-- Start --

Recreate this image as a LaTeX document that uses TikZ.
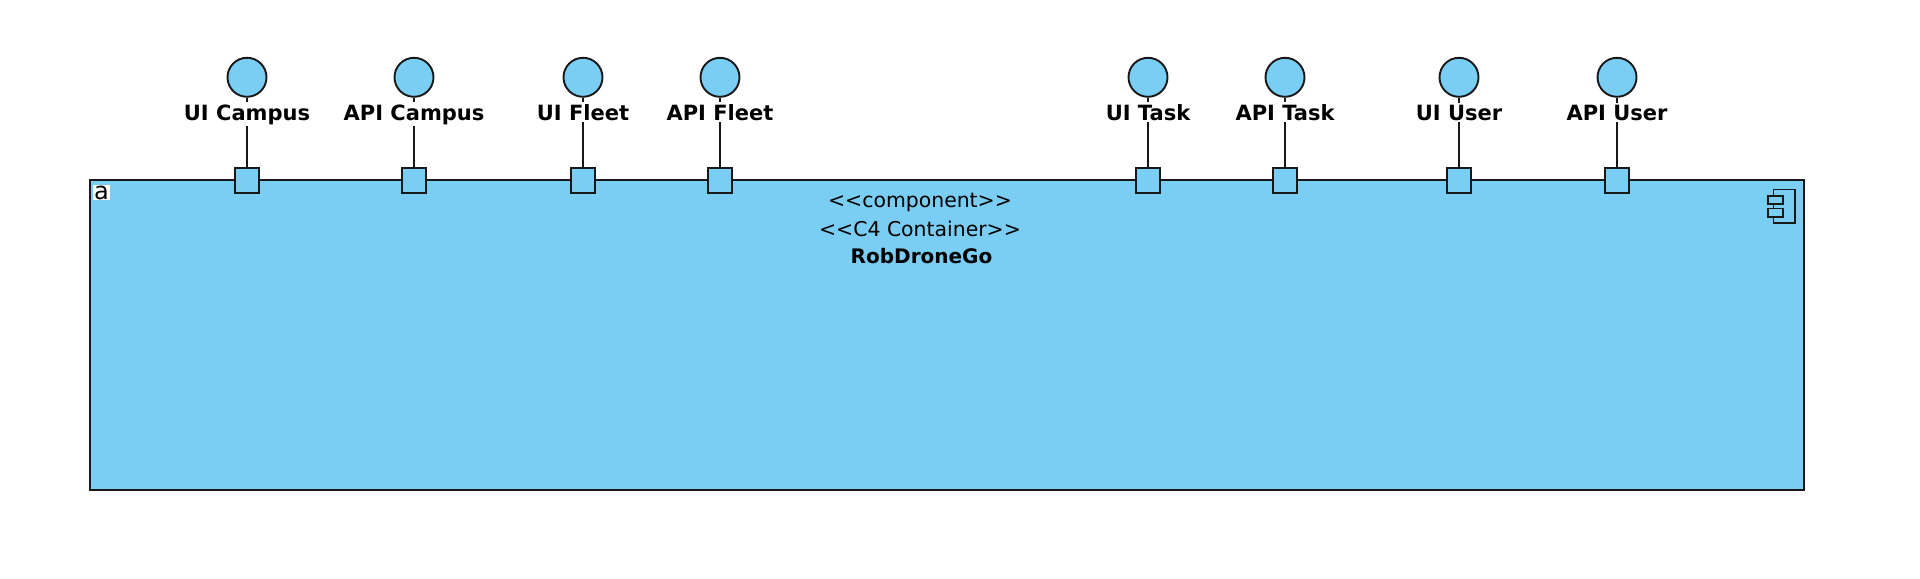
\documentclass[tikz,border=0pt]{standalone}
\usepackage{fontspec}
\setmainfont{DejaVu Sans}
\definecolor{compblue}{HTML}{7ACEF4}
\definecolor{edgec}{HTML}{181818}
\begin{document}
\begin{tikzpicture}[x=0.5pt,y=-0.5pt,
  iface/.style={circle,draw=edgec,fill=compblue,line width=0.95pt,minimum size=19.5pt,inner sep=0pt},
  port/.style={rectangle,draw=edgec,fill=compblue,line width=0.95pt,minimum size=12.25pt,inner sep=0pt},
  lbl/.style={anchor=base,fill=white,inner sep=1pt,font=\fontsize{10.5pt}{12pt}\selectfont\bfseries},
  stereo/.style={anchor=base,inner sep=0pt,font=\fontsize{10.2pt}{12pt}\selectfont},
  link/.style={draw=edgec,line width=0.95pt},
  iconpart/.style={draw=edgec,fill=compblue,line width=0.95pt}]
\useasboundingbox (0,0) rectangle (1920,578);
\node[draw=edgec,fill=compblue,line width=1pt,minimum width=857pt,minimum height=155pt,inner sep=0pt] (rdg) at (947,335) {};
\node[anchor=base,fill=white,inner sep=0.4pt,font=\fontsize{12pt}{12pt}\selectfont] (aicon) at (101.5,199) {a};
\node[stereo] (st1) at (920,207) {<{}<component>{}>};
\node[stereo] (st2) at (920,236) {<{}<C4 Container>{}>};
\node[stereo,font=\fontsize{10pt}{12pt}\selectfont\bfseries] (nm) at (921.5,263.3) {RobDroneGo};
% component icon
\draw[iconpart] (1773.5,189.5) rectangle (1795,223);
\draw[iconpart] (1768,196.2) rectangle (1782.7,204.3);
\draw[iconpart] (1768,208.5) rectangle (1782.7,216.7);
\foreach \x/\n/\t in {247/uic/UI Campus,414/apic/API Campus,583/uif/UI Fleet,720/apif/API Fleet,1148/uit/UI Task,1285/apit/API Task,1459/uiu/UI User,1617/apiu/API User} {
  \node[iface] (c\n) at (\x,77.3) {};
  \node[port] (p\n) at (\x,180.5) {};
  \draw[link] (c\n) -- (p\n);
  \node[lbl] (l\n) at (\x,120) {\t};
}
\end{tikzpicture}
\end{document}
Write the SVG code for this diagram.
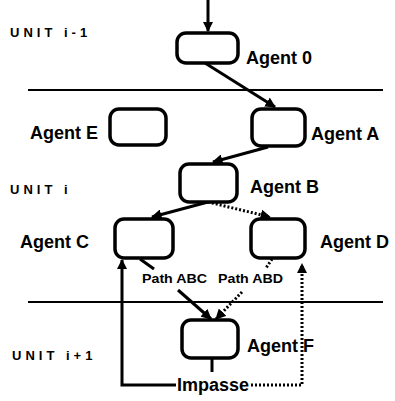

-- End --

Repeat each entry exactly as given; no pictures belong in the copy.

Recreate this image as a LaTeX document that uses TikZ.
\documentclass[tikz,border=0pt]{standalone}
\usepackage{fontspec}
\setmainfont{DejaVu Sans}
\definecolor{compblue}{HTML}{7ACEF4}
\definecolor{edgec}{HTML}{181818}
\begin{document}
\begin{tikzpicture}[x=0.5pt,y=-0.5pt,
  iface/.style={circle,draw=edgec,fill=compblue,line width=0.95pt,minimum size=19.5pt,inner sep=0pt},
  port/.style={rectangle,draw=edgec,fill=compblue,line width=0.95pt,minimum size=12.25pt,inner sep=0pt},
  lbl/.style={anchor=base,fill=white,inner sep=1pt,font=\fontsize{10.5pt}{12pt}\selectfont\bfseries},
  stereo/.style={anchor=base,inner sep=0pt,font=\fontsize{10.2pt}{12pt}\selectfont},
  link/.style={draw=edgec,line width=0.95pt},
  iconpart/.style={draw=edgec,fill=compblue,line width=0.95pt}]
\useasboundingbox (0,0) rectangle (1920,578);
\node[draw=edgec,fill=compblue,line width=1pt,minimum width=857pt,minimum height=155pt,inner sep=0pt] (rdg) at (947,335) {};
\node[anchor=base,fill=white,inner sep=0.4pt,font=\fontsize{12pt}{12pt}\selectfont] (aicon) at (101.5,199) {a};
\node[stereo] (st1) at (920,207) {<{}<component>{}>};
\node[stereo] (st2) at (920,236) {<{}<C4 Container>{}>};
\node[stereo,font=\fontsize{10pt}{12pt}\selectfont\bfseries] (nm) at (921.5,263.3) {RobDroneGo};
% component icon
\draw[iconpart] (1773.5,189.5) rectangle (1795,223);
\draw[iconpart] (1768,196.2) rectangle (1782.7,204.3);
\draw[iconpart] (1768,208.5) rectangle (1782.7,216.7);
\foreach \x/\n/\t in {247/uic/UI Campus,414/apic/API Campus,583/uif/UI Fleet,720/apif/API Fleet,1148/uit/UI Task,1285/apit/API Task,1459/uiu/UI User,1617/apiu/API User} {
  \node[iface] (c\n) at (\x,77.3) {};
  \node[port] (p\n) at (\x,180.5) {};
  \draw[link] (c\n) -- (p\n);
  \node[lbl] (l\n) at (\x,120) {\t};
}
\end{tikzpicture}
\end{document}
Write the SVG code for this diagram.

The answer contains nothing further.